Drop the images; return everything else in the listing below exactly.

##############################

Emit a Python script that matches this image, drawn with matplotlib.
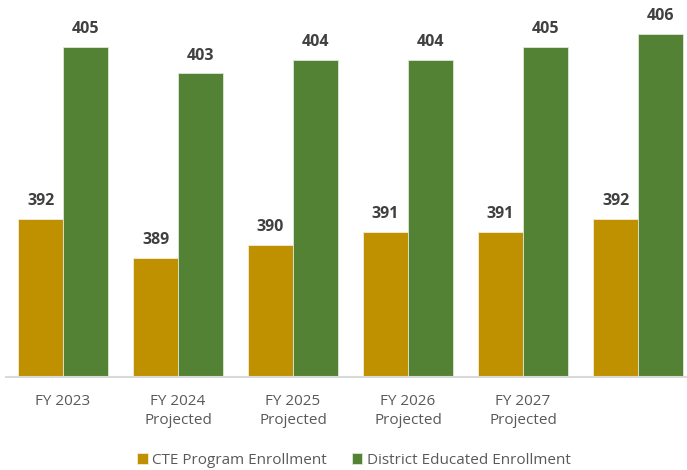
import matplotlib.pyplot as plt
import numpy as np

plt.rcParams['font.family'] = ['Open Sans', 'DejaVu Sans']

categories = ["FY 2023", "FY 2024\nProjected", "FY 2025\nProjected",
              "FY 2026\nProjected", "FY 2027\nProjected", ""]
cte = [392, 389, 390, 391, 391, 392]
district = [405, 403, 404, 404, 405, 406]

gold = '#BF9000'
green = '#548235'

fig = plt.figure(figsize=(6.87, 4.70), dpi=100)
ax = fig.add_axes([5.5 / 687, 93 / 470, 690 / 687, 367 / 470])

x = np.arange(len(categories))
w = 0.39
b1 = ax.bar(x - w / 2, cte, w, color=gold, edgecolor='#f2ecd9', linewidth=0.6,
            label='CTE Program Enrollment')
b2 = ax.bar(x + w / 2, district, w, color=green, edgecolor='#dfe8d8', linewidth=0.6,
            label='District Educated Enrollment')

# value labels above each bar
for bars in (b1, b2):
    for r in bars:
        ax.annotate(f"{r.get_height():.0f}",
                    (r.get_x() + r.get_width() / 2, r.get_height()),
                    xytext=(0, 7), textcoords='offset points',
                    ha='center', va='bottom', fontsize=11.5,
                    fontweight='bold', color='#404040')

ax.set_ylim(380, 407.8)
ax.set_xlim(-0.5, len(categories) - 0.5)
ax.set_xticks(x)
ax.set_xticklabels(categories, fontsize=11, color='#595959', linespacing=1.4)
ax.tick_params(axis='x', length=0, pad=12)
ax.set_yticks([])

for s in ['top', 'right', 'left']:
    ax.spines[s].set_visible(False)
ax.spines['bottom'].set_color('#D9D9D9')
ax.spines['bottom'].set_linewidth(1.5)

fig.legend(loc='center', bbox_to_anchor=(354 / 687, 10 / 470), ncol=2,
           frameon=False, fontsize=11, handlelength=0.7, handleheight=0.7,
           handletextpad=0.3, columnspacing=1.6, labelcolor='#595959')

fig.savefig('out.png', dpi=100)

##############################

- SOLUTION TO THIS PROBLEM:
Emit a Python script that matches this image, drawn with matplotlib.
import matplotlib.pyplot as plt
import numpy as np

plt.rcParams['font.family'] = ['Open Sans', 'DejaVu Sans']

categories = ["FY 2023", "FY 2024\nProjected", "FY 2025\nProjected",
              "FY 2026\nProjected", "FY 2027\nProjected", ""]
cte = [392, 389, 390, 391, 391, 392]
district = [405, 403, 404, 404, 405, 406]

gold = '#BF9000'
green = '#548235'

fig = plt.figure(figsize=(6.87, 4.70), dpi=100)
ax = fig.add_axes([5.5 / 687, 93 / 470, 690 / 687, 367 / 470])

x = np.arange(len(categories))
w = 0.39
b1 = ax.bar(x - w / 2, cte, w, color=gold, edgecolor='#f2ecd9', linewidth=0.6,
            label='CTE Program Enrollment')
b2 = ax.bar(x + w / 2, district, w, color=green, edgecolor='#dfe8d8', linewidth=0.6,
            label='District Educated Enrollment')

# value labels above each bar
for bars in (b1, b2):
    for r in bars:
        ax.annotate(f"{r.get_height():.0f}",
                    (r.get_x() + r.get_width() / 2, r.get_height()),
                    xytext=(0, 7), textcoords='offset points',
                    ha='center', va='bottom', fontsize=11.5,
                    fontweight='bold', color='#404040')

ax.set_ylim(380, 407.8)
ax.set_xlim(-0.5, len(categories) - 0.5)
ax.set_xticks(x)
ax.set_xticklabels(categories, fontsize=11, color='#595959', linespacing=1.4)
ax.tick_params(axis='x', length=0, pad=12)
ax.set_yticks([])

for s in ['top', 'right', 'left']:
    ax.spines[s].set_visible(False)
ax.spines['bottom'].set_color('#D9D9D9')
ax.spines['bottom'].set_linewidth(1.5)

fig.legend(loc='center', bbox_to_anchor=(354 / 687, 10 / 470), ncol=2,
           frameon=False, fontsize=11, handlelength=0.7, handleheight=0.7,
           handletextpad=0.3, columnspacing=1.6, labelcolor='#595959')

fig.savefig('out.png', dpi=100)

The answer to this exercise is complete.